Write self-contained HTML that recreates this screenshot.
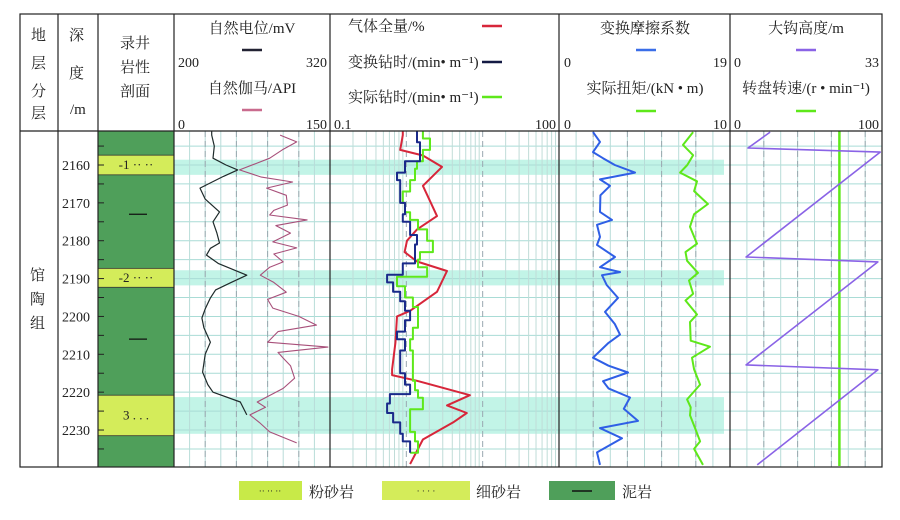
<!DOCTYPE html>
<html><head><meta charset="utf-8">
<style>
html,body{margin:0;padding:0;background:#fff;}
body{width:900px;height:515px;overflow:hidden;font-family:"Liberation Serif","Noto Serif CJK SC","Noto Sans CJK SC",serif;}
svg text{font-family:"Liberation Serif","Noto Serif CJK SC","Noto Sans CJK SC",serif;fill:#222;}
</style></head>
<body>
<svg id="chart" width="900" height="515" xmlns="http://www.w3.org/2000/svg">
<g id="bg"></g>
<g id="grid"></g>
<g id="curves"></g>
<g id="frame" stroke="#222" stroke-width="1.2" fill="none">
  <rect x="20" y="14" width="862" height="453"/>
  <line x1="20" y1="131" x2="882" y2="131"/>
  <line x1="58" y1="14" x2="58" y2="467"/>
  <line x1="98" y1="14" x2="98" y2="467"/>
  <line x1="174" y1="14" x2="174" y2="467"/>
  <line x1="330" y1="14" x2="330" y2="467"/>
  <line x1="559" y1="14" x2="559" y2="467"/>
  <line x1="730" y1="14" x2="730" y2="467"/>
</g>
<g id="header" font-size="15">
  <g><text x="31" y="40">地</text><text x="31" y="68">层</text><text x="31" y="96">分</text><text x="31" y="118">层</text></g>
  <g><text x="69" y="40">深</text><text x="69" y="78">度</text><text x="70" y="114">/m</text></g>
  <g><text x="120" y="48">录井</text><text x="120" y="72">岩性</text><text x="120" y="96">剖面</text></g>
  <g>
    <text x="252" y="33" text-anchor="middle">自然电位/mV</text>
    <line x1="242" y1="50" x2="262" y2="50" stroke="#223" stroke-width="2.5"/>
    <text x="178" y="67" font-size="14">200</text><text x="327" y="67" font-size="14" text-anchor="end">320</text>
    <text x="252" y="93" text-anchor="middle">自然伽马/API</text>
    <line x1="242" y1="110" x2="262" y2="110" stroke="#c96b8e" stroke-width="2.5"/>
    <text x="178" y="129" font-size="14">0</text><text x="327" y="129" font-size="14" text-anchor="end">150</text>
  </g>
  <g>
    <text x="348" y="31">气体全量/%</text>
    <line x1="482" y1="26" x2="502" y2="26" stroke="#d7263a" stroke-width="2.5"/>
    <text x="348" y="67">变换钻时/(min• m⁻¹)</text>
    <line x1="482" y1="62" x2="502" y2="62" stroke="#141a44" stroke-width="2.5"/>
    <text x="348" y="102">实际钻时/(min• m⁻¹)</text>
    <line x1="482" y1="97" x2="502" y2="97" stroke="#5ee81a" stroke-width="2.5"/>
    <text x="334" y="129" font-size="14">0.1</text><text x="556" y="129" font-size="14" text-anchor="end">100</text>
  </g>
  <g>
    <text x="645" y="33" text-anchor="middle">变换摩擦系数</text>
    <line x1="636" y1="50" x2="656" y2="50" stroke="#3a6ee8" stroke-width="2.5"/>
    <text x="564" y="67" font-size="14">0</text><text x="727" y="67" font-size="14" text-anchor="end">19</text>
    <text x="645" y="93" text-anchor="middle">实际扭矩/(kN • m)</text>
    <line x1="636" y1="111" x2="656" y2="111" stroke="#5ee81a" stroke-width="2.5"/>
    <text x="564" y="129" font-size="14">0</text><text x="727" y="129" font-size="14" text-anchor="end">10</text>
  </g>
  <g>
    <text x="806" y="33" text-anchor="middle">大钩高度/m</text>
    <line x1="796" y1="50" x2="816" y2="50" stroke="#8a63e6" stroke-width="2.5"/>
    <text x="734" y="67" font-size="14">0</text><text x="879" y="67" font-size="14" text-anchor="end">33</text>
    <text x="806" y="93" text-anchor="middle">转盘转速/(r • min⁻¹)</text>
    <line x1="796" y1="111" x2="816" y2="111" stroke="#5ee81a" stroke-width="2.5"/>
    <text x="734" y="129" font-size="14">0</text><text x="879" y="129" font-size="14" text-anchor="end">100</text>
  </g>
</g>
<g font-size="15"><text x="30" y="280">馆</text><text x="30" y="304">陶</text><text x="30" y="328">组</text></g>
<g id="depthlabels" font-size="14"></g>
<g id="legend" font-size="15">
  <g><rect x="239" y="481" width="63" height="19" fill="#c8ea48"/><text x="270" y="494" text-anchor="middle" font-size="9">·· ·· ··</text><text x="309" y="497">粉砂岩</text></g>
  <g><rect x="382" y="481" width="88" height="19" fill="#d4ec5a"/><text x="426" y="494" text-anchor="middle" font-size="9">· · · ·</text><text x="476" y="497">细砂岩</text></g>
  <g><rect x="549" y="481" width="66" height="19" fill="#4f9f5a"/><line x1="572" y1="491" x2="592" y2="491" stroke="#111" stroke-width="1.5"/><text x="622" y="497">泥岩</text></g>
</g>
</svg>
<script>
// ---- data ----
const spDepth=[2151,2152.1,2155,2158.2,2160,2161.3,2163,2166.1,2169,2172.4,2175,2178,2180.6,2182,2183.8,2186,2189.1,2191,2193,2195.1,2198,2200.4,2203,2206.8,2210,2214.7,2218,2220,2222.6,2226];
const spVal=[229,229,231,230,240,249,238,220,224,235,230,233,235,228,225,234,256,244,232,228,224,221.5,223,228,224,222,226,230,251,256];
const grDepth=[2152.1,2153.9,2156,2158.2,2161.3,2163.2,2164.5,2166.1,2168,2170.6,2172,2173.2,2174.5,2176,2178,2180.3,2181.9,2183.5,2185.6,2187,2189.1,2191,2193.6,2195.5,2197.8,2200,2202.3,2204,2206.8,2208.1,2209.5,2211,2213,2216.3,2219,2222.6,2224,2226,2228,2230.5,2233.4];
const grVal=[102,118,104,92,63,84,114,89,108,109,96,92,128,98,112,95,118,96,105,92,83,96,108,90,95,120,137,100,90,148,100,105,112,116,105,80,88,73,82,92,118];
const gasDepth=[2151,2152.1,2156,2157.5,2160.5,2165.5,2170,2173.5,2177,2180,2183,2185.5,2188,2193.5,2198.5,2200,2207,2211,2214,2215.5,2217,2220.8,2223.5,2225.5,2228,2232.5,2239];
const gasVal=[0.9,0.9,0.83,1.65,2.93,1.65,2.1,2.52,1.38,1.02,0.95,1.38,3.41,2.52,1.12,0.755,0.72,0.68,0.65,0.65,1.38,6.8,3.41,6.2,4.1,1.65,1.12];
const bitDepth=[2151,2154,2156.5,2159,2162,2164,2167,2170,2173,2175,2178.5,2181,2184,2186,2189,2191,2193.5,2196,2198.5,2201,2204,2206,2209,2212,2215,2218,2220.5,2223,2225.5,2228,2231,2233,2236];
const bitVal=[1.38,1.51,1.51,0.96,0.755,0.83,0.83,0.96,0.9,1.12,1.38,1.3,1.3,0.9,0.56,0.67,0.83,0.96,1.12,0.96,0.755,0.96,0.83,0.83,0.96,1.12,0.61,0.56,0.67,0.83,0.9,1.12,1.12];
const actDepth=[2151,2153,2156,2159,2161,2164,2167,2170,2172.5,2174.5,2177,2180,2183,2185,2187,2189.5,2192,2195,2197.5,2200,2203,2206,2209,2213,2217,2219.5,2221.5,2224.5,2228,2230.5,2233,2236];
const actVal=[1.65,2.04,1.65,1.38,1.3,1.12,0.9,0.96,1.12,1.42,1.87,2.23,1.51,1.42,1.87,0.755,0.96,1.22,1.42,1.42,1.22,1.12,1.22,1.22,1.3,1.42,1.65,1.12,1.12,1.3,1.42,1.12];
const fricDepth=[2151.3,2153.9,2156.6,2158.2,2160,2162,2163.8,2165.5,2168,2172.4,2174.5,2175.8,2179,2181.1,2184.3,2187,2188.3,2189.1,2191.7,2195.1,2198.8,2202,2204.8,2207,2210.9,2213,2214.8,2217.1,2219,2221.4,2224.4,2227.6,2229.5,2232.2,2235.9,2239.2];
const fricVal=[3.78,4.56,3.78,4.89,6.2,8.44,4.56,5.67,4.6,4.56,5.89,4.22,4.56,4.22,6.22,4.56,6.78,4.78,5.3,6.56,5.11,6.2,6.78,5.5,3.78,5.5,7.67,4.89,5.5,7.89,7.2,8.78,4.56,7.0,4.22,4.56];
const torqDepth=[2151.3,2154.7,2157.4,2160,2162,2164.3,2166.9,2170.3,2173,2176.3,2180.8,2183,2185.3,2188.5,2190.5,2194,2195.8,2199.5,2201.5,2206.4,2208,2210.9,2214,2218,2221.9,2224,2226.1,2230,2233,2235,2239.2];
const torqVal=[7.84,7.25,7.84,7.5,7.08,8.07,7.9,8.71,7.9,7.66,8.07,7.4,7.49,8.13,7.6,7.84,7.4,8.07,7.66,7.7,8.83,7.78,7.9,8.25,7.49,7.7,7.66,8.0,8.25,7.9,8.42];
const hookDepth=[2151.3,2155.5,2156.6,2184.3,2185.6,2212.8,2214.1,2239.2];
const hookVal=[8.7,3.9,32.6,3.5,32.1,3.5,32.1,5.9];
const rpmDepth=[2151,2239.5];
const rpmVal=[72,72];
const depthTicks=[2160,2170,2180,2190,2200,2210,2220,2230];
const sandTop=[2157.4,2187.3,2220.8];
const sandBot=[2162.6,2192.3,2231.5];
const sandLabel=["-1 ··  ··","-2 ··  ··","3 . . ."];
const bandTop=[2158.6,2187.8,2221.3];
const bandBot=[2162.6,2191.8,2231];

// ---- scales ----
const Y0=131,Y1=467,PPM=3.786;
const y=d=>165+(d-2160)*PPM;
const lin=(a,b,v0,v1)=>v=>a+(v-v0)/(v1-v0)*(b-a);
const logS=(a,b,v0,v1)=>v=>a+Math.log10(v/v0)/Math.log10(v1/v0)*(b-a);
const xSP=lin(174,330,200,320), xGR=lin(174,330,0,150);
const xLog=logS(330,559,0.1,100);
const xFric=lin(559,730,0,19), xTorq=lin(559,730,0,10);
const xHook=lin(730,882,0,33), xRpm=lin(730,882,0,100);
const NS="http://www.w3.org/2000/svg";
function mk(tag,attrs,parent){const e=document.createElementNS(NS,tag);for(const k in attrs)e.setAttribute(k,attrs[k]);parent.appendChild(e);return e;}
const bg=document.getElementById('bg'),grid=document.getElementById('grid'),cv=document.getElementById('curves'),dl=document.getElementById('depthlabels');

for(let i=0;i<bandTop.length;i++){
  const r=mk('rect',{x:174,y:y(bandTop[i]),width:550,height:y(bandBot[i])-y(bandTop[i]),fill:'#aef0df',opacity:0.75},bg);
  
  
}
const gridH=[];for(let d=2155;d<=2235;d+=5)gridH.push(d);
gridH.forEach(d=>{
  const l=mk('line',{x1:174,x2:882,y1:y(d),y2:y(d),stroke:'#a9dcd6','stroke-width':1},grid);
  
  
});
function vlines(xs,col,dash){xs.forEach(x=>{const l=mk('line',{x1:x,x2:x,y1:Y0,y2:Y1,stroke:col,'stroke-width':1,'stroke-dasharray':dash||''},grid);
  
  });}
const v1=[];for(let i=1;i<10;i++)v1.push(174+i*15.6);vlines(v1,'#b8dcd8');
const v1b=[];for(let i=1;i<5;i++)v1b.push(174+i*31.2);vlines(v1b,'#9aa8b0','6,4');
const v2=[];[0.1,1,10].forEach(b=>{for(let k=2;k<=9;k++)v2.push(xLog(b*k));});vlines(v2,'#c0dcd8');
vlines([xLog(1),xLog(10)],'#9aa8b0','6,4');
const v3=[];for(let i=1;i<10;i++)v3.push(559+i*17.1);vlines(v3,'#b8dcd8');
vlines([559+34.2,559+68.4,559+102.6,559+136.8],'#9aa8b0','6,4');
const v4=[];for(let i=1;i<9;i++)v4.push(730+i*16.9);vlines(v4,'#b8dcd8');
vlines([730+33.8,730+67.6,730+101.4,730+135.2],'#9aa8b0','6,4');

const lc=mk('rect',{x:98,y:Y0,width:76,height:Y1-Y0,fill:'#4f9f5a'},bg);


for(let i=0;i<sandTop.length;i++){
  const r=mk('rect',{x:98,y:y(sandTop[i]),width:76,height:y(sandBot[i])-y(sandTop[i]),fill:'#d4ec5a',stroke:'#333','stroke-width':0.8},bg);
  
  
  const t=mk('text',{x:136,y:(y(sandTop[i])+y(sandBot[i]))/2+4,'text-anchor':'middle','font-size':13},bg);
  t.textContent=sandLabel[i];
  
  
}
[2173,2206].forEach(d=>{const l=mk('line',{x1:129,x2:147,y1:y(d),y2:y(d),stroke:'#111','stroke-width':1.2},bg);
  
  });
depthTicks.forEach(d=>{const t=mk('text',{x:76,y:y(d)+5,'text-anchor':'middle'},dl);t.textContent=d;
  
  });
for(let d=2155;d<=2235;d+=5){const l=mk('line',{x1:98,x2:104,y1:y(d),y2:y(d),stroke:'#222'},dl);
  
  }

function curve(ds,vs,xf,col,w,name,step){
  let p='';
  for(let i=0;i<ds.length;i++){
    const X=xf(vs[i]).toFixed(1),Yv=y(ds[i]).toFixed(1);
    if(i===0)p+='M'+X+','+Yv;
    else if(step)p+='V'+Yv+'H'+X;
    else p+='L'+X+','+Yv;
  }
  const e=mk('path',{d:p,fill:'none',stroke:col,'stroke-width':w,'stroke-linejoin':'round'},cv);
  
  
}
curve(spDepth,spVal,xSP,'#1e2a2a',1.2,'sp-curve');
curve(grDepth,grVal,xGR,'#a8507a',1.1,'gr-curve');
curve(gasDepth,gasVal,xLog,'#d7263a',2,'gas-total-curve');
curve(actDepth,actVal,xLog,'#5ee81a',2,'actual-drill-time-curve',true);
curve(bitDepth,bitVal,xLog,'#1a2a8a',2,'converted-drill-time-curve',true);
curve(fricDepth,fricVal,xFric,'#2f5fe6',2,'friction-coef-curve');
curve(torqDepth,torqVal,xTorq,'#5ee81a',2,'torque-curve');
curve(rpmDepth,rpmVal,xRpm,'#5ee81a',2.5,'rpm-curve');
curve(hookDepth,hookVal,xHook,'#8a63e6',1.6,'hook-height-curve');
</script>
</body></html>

* * *

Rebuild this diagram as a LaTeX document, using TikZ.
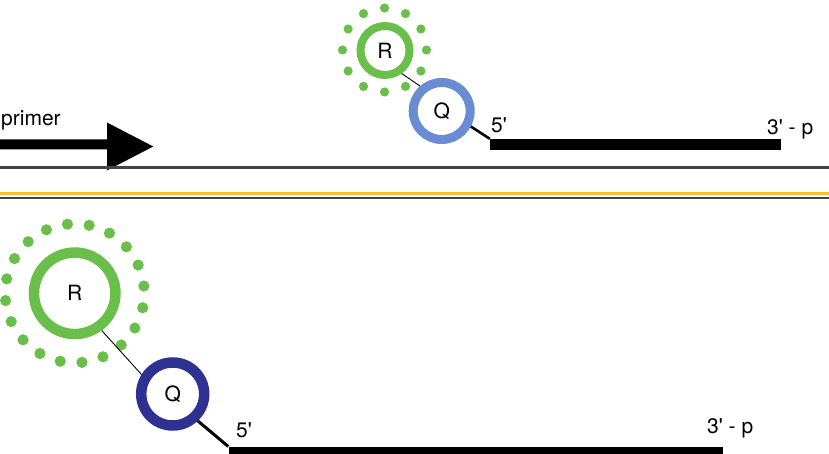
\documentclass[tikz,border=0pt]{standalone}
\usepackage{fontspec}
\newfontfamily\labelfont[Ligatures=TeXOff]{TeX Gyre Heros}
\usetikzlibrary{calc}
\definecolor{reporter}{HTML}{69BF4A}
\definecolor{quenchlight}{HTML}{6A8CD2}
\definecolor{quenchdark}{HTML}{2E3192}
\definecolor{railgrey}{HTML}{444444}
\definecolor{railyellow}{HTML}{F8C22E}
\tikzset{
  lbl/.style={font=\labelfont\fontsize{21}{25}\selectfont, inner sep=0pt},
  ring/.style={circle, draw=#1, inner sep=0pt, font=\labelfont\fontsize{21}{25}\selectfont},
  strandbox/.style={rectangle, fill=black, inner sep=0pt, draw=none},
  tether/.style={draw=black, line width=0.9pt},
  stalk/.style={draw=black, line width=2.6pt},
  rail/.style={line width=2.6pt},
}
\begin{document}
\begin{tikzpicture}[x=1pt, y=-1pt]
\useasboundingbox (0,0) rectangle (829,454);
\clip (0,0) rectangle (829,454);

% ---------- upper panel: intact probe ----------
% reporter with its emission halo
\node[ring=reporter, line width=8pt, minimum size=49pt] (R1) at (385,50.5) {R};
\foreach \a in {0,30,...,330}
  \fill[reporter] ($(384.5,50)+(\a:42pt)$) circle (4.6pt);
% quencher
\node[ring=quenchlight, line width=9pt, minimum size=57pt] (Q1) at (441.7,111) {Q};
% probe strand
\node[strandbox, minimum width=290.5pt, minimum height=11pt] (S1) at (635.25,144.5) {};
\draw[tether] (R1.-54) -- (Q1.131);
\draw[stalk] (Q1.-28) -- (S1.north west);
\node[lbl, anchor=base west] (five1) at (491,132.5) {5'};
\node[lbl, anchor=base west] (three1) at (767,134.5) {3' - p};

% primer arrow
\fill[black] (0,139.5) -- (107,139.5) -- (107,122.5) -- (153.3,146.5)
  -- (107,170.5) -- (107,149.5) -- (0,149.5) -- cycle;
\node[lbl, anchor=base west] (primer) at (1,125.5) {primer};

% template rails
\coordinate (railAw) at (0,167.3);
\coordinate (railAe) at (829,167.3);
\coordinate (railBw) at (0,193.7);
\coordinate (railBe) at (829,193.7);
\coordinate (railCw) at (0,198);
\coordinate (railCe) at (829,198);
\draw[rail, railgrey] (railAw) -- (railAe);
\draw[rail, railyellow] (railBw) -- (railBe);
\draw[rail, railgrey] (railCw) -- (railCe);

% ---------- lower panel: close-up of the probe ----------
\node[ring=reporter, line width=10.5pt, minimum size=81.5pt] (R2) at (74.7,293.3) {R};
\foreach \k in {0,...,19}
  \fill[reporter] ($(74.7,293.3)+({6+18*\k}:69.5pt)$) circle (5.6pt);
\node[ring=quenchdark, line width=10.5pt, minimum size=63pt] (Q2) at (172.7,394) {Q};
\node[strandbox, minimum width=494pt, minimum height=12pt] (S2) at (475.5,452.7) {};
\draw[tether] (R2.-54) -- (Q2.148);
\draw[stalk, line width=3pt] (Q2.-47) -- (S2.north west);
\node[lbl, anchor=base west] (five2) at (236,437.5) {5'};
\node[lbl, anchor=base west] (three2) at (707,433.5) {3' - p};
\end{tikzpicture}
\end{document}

Exercise goal: Which lines above contain "this"? Show each of them.

Solution:
Write self-contained HTML that recreates this screenshot.
Rebuild this diagram as a LaTeX document, using TikZ.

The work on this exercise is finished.